Like beer and burgers, the flowers on Rondebosch Common are always better in the afternoon. There’s no point getting there in the morning: these are Cape Town plants after all, and you know what Cape Town is like. The mornings are simply too early to do anything, and then there’s lunch to negotiate. No, it’s far better to wait until the sun is hanging fat and full in the western sky before opening up.

Once part of our diet, the tiny bulbs of Romulea rosea open up their beautiful flowers after lunch; it’s called a Rooiknikkertjie in Afrikaans (try its pronunciation in private) & is part of the Iris family.

And – unusually – I’m not even being facetious: the flowers of many fynbos species – daisies, oxalis (sorrel) and geophytes (bulbs) in particular – open only after being drenched in sunlight for most of the day. Take Moraea bituminosa for example, a type of Iris. It only starts unfurling its bright yellow petals at noon and the flower withers away by late afternoon. And you’ll sometimes have to wait until after three in the afternoon to get a glimpse of Moraea saxicola.

The flowers of the Beetle Lily (Baemetra uniflora) have evolved to resemble female monkey beetles, thus enticing deluded male beetles into their pollen-filled centre.

Why so? Probably an evolutionary tactic to maximise exposure to pollinating insects. They like it nice and hot too, and it certainly seems to work: a spring afternoon on Rondebosch Common is not only a canvas of colour but a symphony of buzzing, whizzing and humming too: Cape Honeybees, Painted Lady butterflies, Monkey beetles – you name it – all covered in pollen and urgently working their ways around the flowers

A honeybee probing for nectar in Lotononsis, a member of the Pea family (Fabaceae) that sprawls over wet ground on the common.

It’s something particularly noticeable after fire has swept through fynbos. The bare, burnt ground quickly erupts with geophytes – irises, hyacinths, oxalis, amaryllis and orchids – as they respond to the triggers of smoke and heat as well as the exposure of the earth to full sunlight. But although fire is good news for fynbos plants, it’s not so great for their animal pollinators, insects included.

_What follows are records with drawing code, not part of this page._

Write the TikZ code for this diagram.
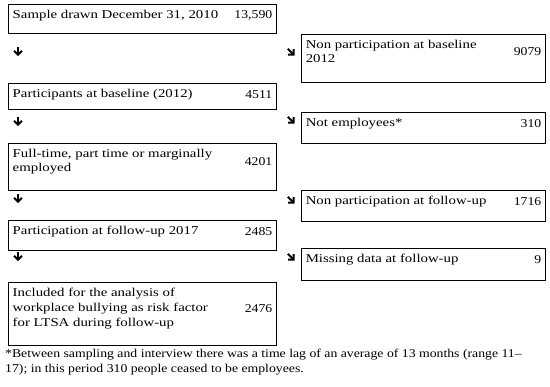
\documentclass[tikz,border=0pt]{standalone}
\usepackage{fontspec}
\setmainfont{Liberation Serif}
\newfontfamily\boxfont{Liberation Serif}[FakeStretch=1.24,Ligatures=TeX]
\newfontfamily\notefont{Liberation Serif}[FakeStretch=1.15,Ligatures=TeX]
\usetikzlibrary{positioning,calc}
\tikzset{
  box/.style={draw=black,line width=0.9bp,minimum width=#1,inner sep=0pt},
  box/.default=268bp,
  txt/.style={font=\boxfont\fontsize{12}{15}\selectfont,align=left,inner sep=0pt,anchor=north west},
  num/.style={font=\notefont\fontsize{12}{15}\selectfont,inner sep=0pt,anchor=east},
  note/.style={font=\notefont\fontsize{12}{15}\selectfont,align=left,inner sep=0pt,anchor=north west},
  % pictograms
  pics/downarr/.style={code={
    \draw[line width=1.9bp] (0,4.5) -- (0,-3.2);
    \draw[line width=1.9bp] (-3.9,0.2) -- (0,-3.8) -- (3.9,0.2);
  }},
}
\begin{document}
\begin{tikzpicture}[x=1bp,y=1bp]
  \useasboundingbox (0,0) rectangle (550,-386);
  % left column
  \node[box,minimum height=29bp] (b1) at (142,-18.5) {};
  \node[txt] (b1t) at ([shift={(5,-6)}]b1.north west) {Sample drawn December 31, 2010};
  \node[num,xshift=-4bp] (b1n) at (b1.east |- b1t.center) {13,590};
  \node[box,minimum height=26bp] (b2) at (142,-96) {};
  \node[txt] (b2t) at ([shift={(5,-6)}]b2.north west) {Participants at baseline (2012)};
  \node[num,xshift=-4bp] (b2n) at (b2.east |- b2t.center) {4511};
  \node[box,minimum height=47bp] (b3) at (142,-166.5) {};
  \node[txt] (b3t) at ([shift={(5,-6)}]b3.north west) {Full-time, part time or marginally\\employed};
  \node[num,xshift=-4bp] (b3n) at (b3.east |- b3t.center) {4201};
  \node[box,minimum height=30bp] (b4) at (142,-235) {};
  \node[txt] (b4t) at ([shift={(5,-6)}]b4.north west) {Participation at follow-up 2017};
  \node[num,xshift=-4bp] (b4n) at (b4.east |- b4t.center) {2485};
  \node[box,minimum height=63bp] (b5) at (142,-313.5) {};
  \node[txt] (b5t) at ([shift={(5,-6)}]b5.north west) {Included for the analysis of\\workplace bullying as risk factor\\for LTSA during follow-up};
  \node[num,xshift=-4bp] (b5n) at (b5.east |- b5t.center) {2476};
  % right column
  \node[box=244bp,minimum height=48bp] (r1) at (423,-58) {};
  \node[txt] (r1t) at ([shift={(5,-6)}]r1.north west) {Non participation at baseline\\2012};
  \node[num,xshift=-4bp] (r1n) at (r1.east |- r1t.center) {9079};
  \node[box=244bp,minimum height=31bp] (r2) at (423,-127.5) {};
  \node[txt] (r2t) at ([shift={(5,-6)}]r2.north west) {Not employees*};
  \node[num,xshift=-4bp] (r2n) at (r2.east |- r2t.center) {310};
  \node[box=244bp,minimum height=31bp] (r3) at (423,-205.5) {};
  \node[txt] (r3t) at ([shift={(5,-6)}]r3.north west) {Non participation at follow-up};
  \node[num,xshift=-4bp] (r3n) at (r3.east |- r3t.center) {1716};
  \node[box=244bp,minimum height=32bp] (r4) at (423,-264) {};
  \node[txt] (r4t) at ([shift={(5,-6)}]r4.north west) {Missing data at follow-up};
  \node[num,xshift=-4bp] (r4n) at (r4.east |- r4t.center) {9};
  % arrows
  \foreach \y in {-51,-121,-198,-256} \pic at (18,\y) {downarr};
  \foreach \y in {-52,-120,-200,-257} \pic[rotate=45] at (291,\y) {downarr};
  \node[note] (fn) at (5,-349) {*Between sampling and interview there was a time lag of an average of 13 months (range 11--\\17); in this period 310 people ceased to be employees.};
\end{tikzpicture}
\end{document}
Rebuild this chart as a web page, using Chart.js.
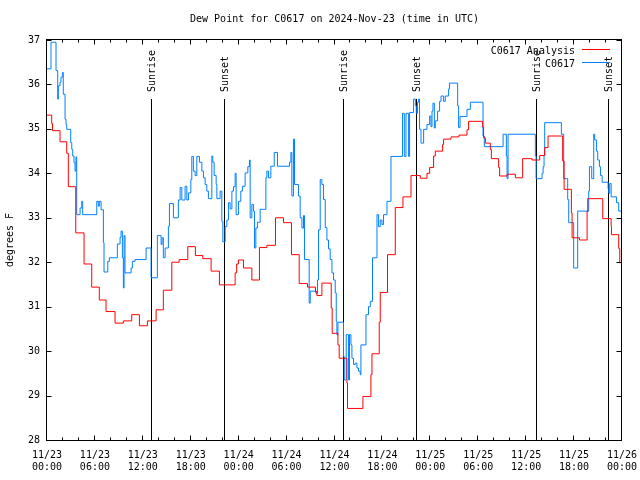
<!DOCTYPE html>
<html><head><meta charset="utf-8">
<script src="https://cdn.jsdelivr.net/npm/chart.js@4.4.1/dist/chart.umd.min.js"></script>
<style>html,body{margin:0;padding:0;background:#fff}canvas{display:block}</style>
</head><body>
<canvas id="c" width="640" height="480"></canvas>
<script>
// ---- data (hours since 2024-11-23 00:00 UTC) ----
const chartTitle = 'Dew Point for C0617 on 2024-Nov-23 (time in UTC)';
const yAxisTitle = 'degrees F';
const seriesNames = ['C0617 Analysis', 'C0617'];
const seriesColors = ['#ff0000', '#0080ff'];
const yMin = 28, yMax = 37;
const tickMonth = 11, tickStartDay = 23;
const sunEventHours = [13.07, 22.22, 37.12, 46.24, 61.18, 70.21];
const sunEventLabels = ['Sunrise', 'Sunset', 'Sunrise', 'Sunset', 'Sunrise', 'Sunset'];

const analysisHours = [0,0.59,0.69,1.63,2.47,2.67,3.60,4.64,5.60,6.55,7.39,8.52,9.56,10.61,11.57,12.57,13.66,14.57,15.63,16.54,17.63,18.58,19.51,20.55,21.59,23.56,23.75,23.97,24.60,25.65,26.60,27.53,28.61,29.61,30.61,31.58,32.62,33.62,33.80,34.42,35.59,35.71,36.43,36.59,37.56,37.63,39.56,40.56,40.69,41.60,41.73,42.64,43.61,44.57,45.58,46.74,47.58,47.91,48.41,48.62,49.54,49.66,50.59,51.59,52.59,52.79,54.55,54.67,54.89,55.51,55.64,56.55,56.68,57.61,58.65,59.56,60.74,61.69,62.32,62.74,64.57,64.75,65.66,65.75,66.67,67.63,67.71,69.59,70.64,70.68,71.59,71.72,72];
const analysisValues = [35.31,35.12,34.96,34.71,34.45,33.70,32.66,31.96,31.44,31.15,30.89,30.63,30.68,30.82,30.57,30.68,30.93,31.37,32.00,32.06,32.35,32.15,32.08,31.80,31.49,31.76,31.96,32.05,31.87,31.60,32.33,32.38,33.00,32.89,32.17,31.52,31.44,31.34,31.25,31.53,30.97,30.40,30.14,29.84,29.28,28.71,28.98,29.47,29.94,30.65,31.32,32.17,33.23,33.47,33.95,33.89,34.00,34.13,34.39,34.50,34.65,34.77,34.82,34.86,34.98,35.17,35.04,34.80,34.68,34.54,34.33,34.13,33.94,33.98,33.90,34.33,34.30,34.40,34.58,34.84,34.28,33.64,33.11,32.55,32.50,33.15,33.43,32.98,32.81,32.62,32.31,31.99,31.99];

const obsHours = [0,0.50,1.13,1.34,1.42,1.63,1.75,1.92,2.04,2.26,2.38,2.47,2.97,3.10,3.22,3.38,3.51,3.63,3.72,4.14,4.35,4.47,6.23,6.43,6.55,6.77,7.06,7.14,7.61,7.81,8.81,9.15,9.27,9.44,9.56,9.65,9.77,10.53,10.69,11.03,12.41,13.03,13.82,14.29,14.41,14.57,14.79,15.20,15.33,15.83,16.45,16.67,16.88,17.29,17.51,17.71,18.01,18.13,18.33,18.55,18.76,19.09,19.39,19.59,19.80,20.01,20.21,20.64,20.76,20.93,21.18,21.27,21.68,21.89,22.02,22.31,22.52,22.72,22.93,23.15,23.35,23.56,23.68,23.97,24.27,24.47,24.81,25.15,25.35,25.44,25.65,25.85,25.98,26.15,26.35,26.69,27.41,27.53,27.73,28.03,28.45,28.86,30.36,30.54,30.66,30.86,30.99,31.49,31.70,31.92,32.12,32.24,32.83,32.96,33.67,33.87,34.00,34.21,34.42,34.62,34.84,35.05,35.25,35.46,35.68,35.88,36.09,36.22,36.30,36.43,37.13,37.22,37.47,37.76,37.88,38.06,38.18,38.38,38.60,38.81,39.01,39.22,39.31,39.94,40.26,40.48,40.76,41.32,41.52,41.73,41.94,42.14,42.57,43.07,44.52,44.74,44.95,45.28,45.40,45.90,46.12,46.24,46.40,46.53,46.65,46.83,47.16,47.58,47.91,48.08,48.21,48.33,48.50,48.62,48.91,49.16,49.34,49.66,49.87,50.29,50.41,51.42,51.54,51.72,52.59,53.01,54.60,54.76,57.11,57.52,57.61,57.73,61.15,61.24,61.99,62.12,62.24,62.32,64.41,64.70,65.20,65.33,65.95,66.45,67.83,67.92,68.21,68.46,68.58,68.80,68.96,69.17,69.30,69.51,70.26,70.34,70.46,70.64,71.30,71.59,72];
const obsValues = [36.35,36.95,36.31,35.67,35.97,36.05,36.16,36.27,35.78,35.22,35.10,34.99,34.69,34.54,34.39,34.24,34.05,34.37,33.07,33.22,33.37,33.07,33.37,33.26,33.37,33.18,32.44,31.78,32.02,32.10,32.41,32.56,32.70,32.10,31.42,32.60,31.76,31.87,32.02,32.06,32.32,31.65,32.60,32.40,32.55,32.10,32.32,32.81,33.32,33.00,33.40,33.68,33.40,33.71,33.40,33.56,33.86,34.38,34.05,33.95,34.38,34.25,34.05,33.90,33.75,33.60,33.43,34.39,34.25,33.95,33.75,33.43,33.60,32.92,32.46,32.80,32.95,33.34,33.20,33.60,33.70,34.00,33.07,33.37,33.60,33.71,34.01,34.15,34.30,33.00,33.30,33.15,32.32,32.77,32.90,33.19,33.90,34.05,33.90,34.16,34.47,34.16,34.25,34.47,33.49,34.77,33.75,33.49,33.00,32.77,33.05,32.06,31.08,31.35,31.30,31.60,32.73,33.86,33.75,33.41,32.78,32.50,32.30,32.06,31.76,31.60,31.31,30.67,30.37,30.65,29.88,29.35,30.37,29.35,30.37,30.14,29.84,29.70,29.73,29.62,29.55,29.47,30.14,30.82,31.00,31.12,32.10,33.07,32.80,32.95,32.85,33.07,33.37,34.38,35.35,34.38,35.35,34.38,35.37,35.67,35.52,35.35,35.60,35.67,34.99,34.68,34.99,35.10,35.29,35.05,35.40,35.58,35.02,35.18,35.40,35.62,35.74,35.62,35.74,35.90,36.03,35.52,35.03,35.28,35.44,35.60,34.84,34.60,34.88,34.39,33.88,34.88,34.39,33.88,34.00,34.15,34.40,35.14,34.88,33.88,33.41,32.89,31.87,33.15,33.60,34.15,33.88,34.88,34.75,34.50,34.30,34.15,33.95,33.80,33.65,33.55,33.77,33.47,33.34,33.15,33.15];

// ---- build ----
const FONT = '"DejaVu Sans Mono", "Liberation Mono", monospace';
function toPoints(xs, ys) {
  const n = Math.min(xs.length, ys.length);
  const out = [];
  for (let i = 0; i < n; i++) out.push({ x: xs[i], y: ys[i] });
  return out;
}
function pad2(n) { return (n < 10 ? '0' : '') + n; }

const decor = {
  id: 'decor',
  beforeDatasetsDraw(chart) {
    const { ctx, chartArea: a, scales: { x } } = chart;
    ctx.save();
    ctx.strokeStyle = '#000';
    ctx.lineWidth = 1;
    ctx.fillStyle = '#000';
    ctx.font = '10px ' + FONT;
    for (let i = 0; i < sunEventHours.length; i++) {
      const px = Math.round(x.getPixelForValue(sunEventHours[i])) + 0.5;
      ctx.beginPath();
      ctx.moveTo(px, a.top + 59);
      ctx.lineTo(px, a.bottom);
      ctx.stroke();
      ctx.save();
      ctx.translate(px + 1, a.top + 52);
      ctx.rotate(-Math.PI / 2);
      ctx.textAlign = 'left';
      ctx.textBaseline = 'middle';
      ctx.fillText(sunEventLabels[i], 0, 0);
      ctx.restore();
    }
    ctx.restore();
  },
  afterDraw(chart) {
    const { ctx, chartArea: a, scales: { x, y } } = chart;
    ctx.save();
    ctx.strokeStyle = '#000';
    ctx.lineWidth = 1;
    const L = a.left - 0.5, R = a.right - 0.5, T = a.top - 0.5, B = a.bottom + 0.5;
    ctx.strokeRect(L, T, R - L, B - T);
    ctx.beginPath();
    for (let v = yMin; v <= yMax; v++) {
      const py = Math.round(y.getPixelForValue(v)) + 0.5;
      ctx.moveTo(L, py); ctx.lineTo(L + 5, py);
      ctx.moveTo(R, py); ctx.lineTo(R - 5, py);
    }
    for (let h = 0; h <= 72; h += 2) {
      const px = Math.round(x.getPixelForValue(h)) - 0.5;
      const len = (h % 6 === 0) ? 5 : 3;
      ctx.moveTo(px, B); ctx.lineTo(px, B - len);
      ctx.moveTo(px, T); ctx.lineTo(px, T + len);
    }
    ctx.stroke();
    ctx.fillStyle = '#000';
    ctx.font = '10px ' + FONT;
    ctx.textAlign = 'center';
    ctx.textBaseline = 'middle';
    ctx.fillText(chartTitle, (a.left + a.right) / 2, 19);
    ctx.save();
    ctx.translate(10, (a.top + a.bottom) / 2);
    ctx.rotate(-Math.PI / 2);
    ctx.fillText(yAxisTitle, 0, 0);
    ctx.restore();
    ctx.textAlign = 'right';
    for (let i = 0; i < seriesNames.length; i++) {
      const ly = a.top + 10 + i * 13;
      ctx.fillStyle = '#000';
      ctx.fillText(seriesNames[i], a.right - 47, ly + 1);
      ctx.strokeStyle = seriesColors[i];
      ctx.beginPath();
      ctx.moveTo(a.right - 40, ly - 0.5);
      ctx.lineTo(a.right - 12, ly - 0.5);
      ctx.stroke();
    }
    ctx.restore();
  }
};

new Chart(document.getElementById('c'), {
  type: 'line',
  data: {
    datasets: [
      { label: seriesNames[0], data: toPoints(analysisHours, analysisValues), borderColor: seriesColors[0], borderWidth: 1, stepped: true, pointRadius: 0, fill: false },
      { label: seriesNames[1], data: toPoints(obsHours, obsValues), borderColor: seriesColors[1], borderWidth: 1, stepped: true, pointRadius: 0, fill: false }
    ]
  },
  options: {
    responsive: false,
    animation: false,
    devicePixelRatio: 1,
    layout: { padding: { top: 40, right: 18, left: 0, bottom: 0 } },
    plugins: { legend: { display: false }, title: { display: false }, tooltip: { enabled: false } },
    scales: {
      x: {
        type: 'linear', min: 0, max: 72,
        grid: { display: false, drawTicks: false },
        border: { display: false },
        ticks: {
          stepSize: 6, autoSkip: false, maxRotation: 0, minRotation: 0, padding: 9,
          color: '#000', font: { family: FONT, size: 10, lineHeight: 1.2 },
          callback: (v) => {
            const d = tickStartDay + Math.floor(v / 24);
            return [tickMonth + '/' + d, pad2(v % 24) + ':00'];
          }
        },
        afterFit: (s) => { s.height = 40; s.paddingLeft = 0; s.paddingRight = 0; }
      },
      y: {
        min: yMin, max: yMax,
        grid: { display: false, drawTicks: false },
        border: { display: false },
        ticks: { stepSize: 1, padding: 7, color: '#000', font: { family: FONT, size: 10 } },
        afterFit: (s) => { s.width = 47; s.paddingTop = 0; s.paddingBottom = 0; }
      }
    }
  },
  plugins: [decor]
});
</script>
</body></html>
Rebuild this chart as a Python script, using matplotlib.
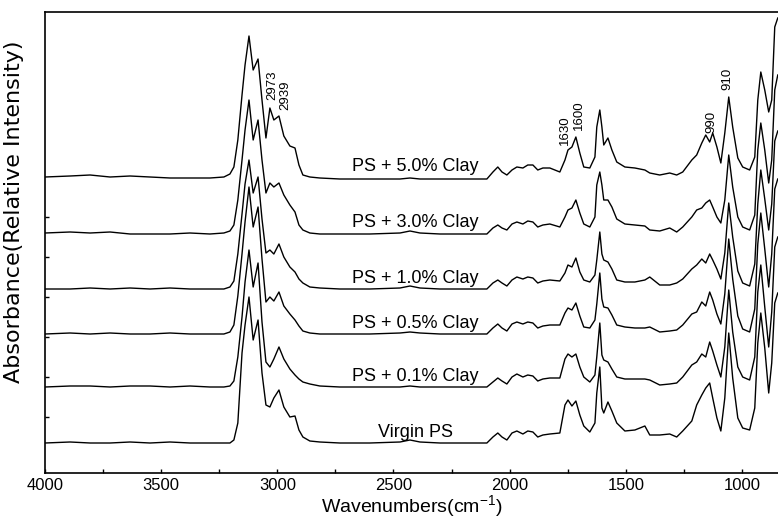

So plants have to pull every trick in the book to ensure they are visited – indeed, it can be said with confidence that this cut-throat competition for animal pollinators is one of the great drivers of fynbos diversity – everyone is trying something.

Part of the Geranium family, Pelargonium triste is called Kaneelblom in Afrikaans – ‘Cinnamon flower’ – as it releases an amazing cinnamon scent in the evening to entice moths

So, pull on a pair of Wellington boots and see for yourself. Low-lying and often waterlogged in winter, Rondebosch Common is a unique conservation area where dog walkers and children on bicycles rub shoulders (at a discreet Covid-distance) with botanists and nature photographers. It protects remnants of highly endangered local biomes – Cape Flats Fynbos and Renosterveld – and is home to around 300 different species of indigenous plants. Snakes and birds too. But if you can’t get here just now, then I hope you enjoy this selection of flowers from a September afternoon.

 

Babiana ambigua is a short-stemmed Iris found in the heavier clay soils of the common’s Renosterveld section where baboons once dug up their bulbs to eat.

You’d normally associate succulent plants with dry conditions but Lampranthus glaucus is a Cape Flats specialist & found in seasonally wet areas – a vlei in Afrikaans (pronounced ‘flay’).

A white Dimorphotheca ‘Cape daisy’ with yellow Spiloxenes in the background – the latter are in the Star Lily family – Hypoxidaceae.

The flowers of Trachyandra are normally pollinated by bees so these beetles are getting a free meal, as indeed did we once: the flowering stalks were eaten like asparagus by the Khoisan & European settlers.

Rondebosch Common is great if you like yellow daisies: this is in the genus Ursinia, part of the chamomile group within Asteraceae.